On 4 May 2017, the Foreign Service Institute held a Mabini Dialogue entitled “Nationalism, Culture, and Philippine Diplomacy” at the Benedicto Room, Carlos P. Romulo Library, Department of Foreign Affairs. Dr. Leslie E. Bauzon, Vice-President and Chair of the Social Sciences Division of the National Research Council of the Philippines (NRCP) and Retired Professor of History at the University of the Philippines, Diliman was the guest speaker.
Tracing Philippine ancestry
Dr. Bauzon traced Philippine ancestry back to the upland Mamanwan people of Surigao del Norte in northeastern Mindanao. Referring to them as the “first Filipinos,” Bauzon described their genetic heritage as hailing from a mix of Asian and Oceanian roots. They played a vital role in enabling Filipinos to transition from a lifestyle of hunting and gathering to one of farming and crop cultivation, thereby contributing to the formation of Philippine civilization.
He described an expedition he took to Escalon Cave in Surigao, where he and his team, comprised of Japanese and local researchers, unearthed the skeletal remains of a young adult male who lived in 4000 B.C., later dubbed the “Escalon Man.” His team conducted extensive laboratory testing on the remains and concluded that the Escalon Man is closely related to the Lapita people of Oceania.
He then narrated how the colonization of the Philippine archipelago later led to the assimilation of European and American culture and heritage into Philippine society, leading to the creation of the modern Filipino identity.
Nevertheless, he stressed the similarity of Filipinos with ancient Asian and Oceanian civilization. “There is no denying our Asian and Oceanian heritage. It is fitting therefore that while we acknowledge our unique heritage as Filipinos, we should also remember our Asian and Oceanian roots,” he said.
“We must therefore bring our Asian and Oceanian souls to the fore and bring them to the forefront of our subconscious and take pride in them.”
Addressing structural issues
Dr. Bauzon emphasized the importance of history and anthropology as tools for understanding ancestral roots, which he says provides a lens to assess the social and economic dilemmas that beset the Philippines today.
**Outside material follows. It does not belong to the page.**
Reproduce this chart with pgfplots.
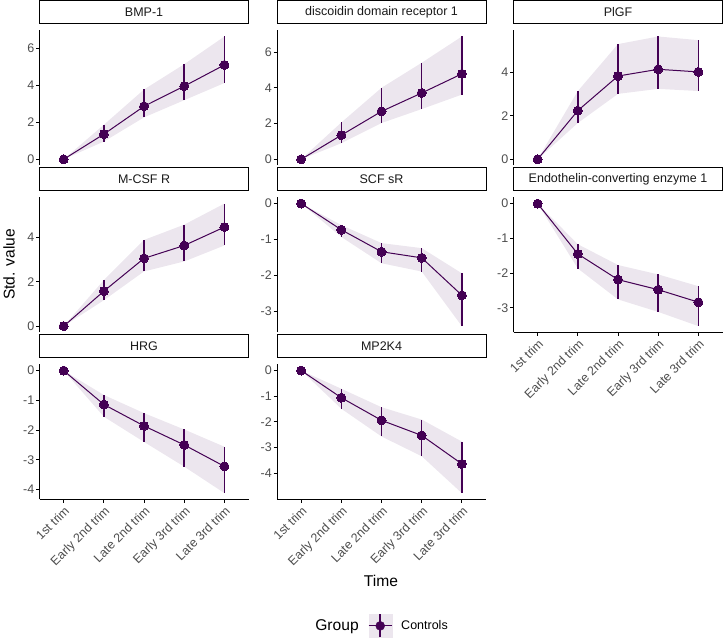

This framework provides a historical basis to guide national leaders and policymakers in addressing the structural issues that plague the country at present. He describes, for instance, how the “dominant Christianized majority” tend to marginalize katutubos (indigenous peoples) due to the strong influence of the Spanish colonizers, who discriminated against upland Filipinos who refused to convert to Christianity.
This social segmentation is reflected in the words that Filipinos use to describe these groups, citing the use of the pejorative word “baluga” by the people of Cordillera in Central Luzon toward the Aetas.
He then asserted that the various forms of discontent that marginalized groups take part in – namely banditry, millenarianism and revolution – effectively serve as methods of protest that challenge the unjust social structures and institutions that exist in the Philippines today, including discrimination against minorities and economic inequality.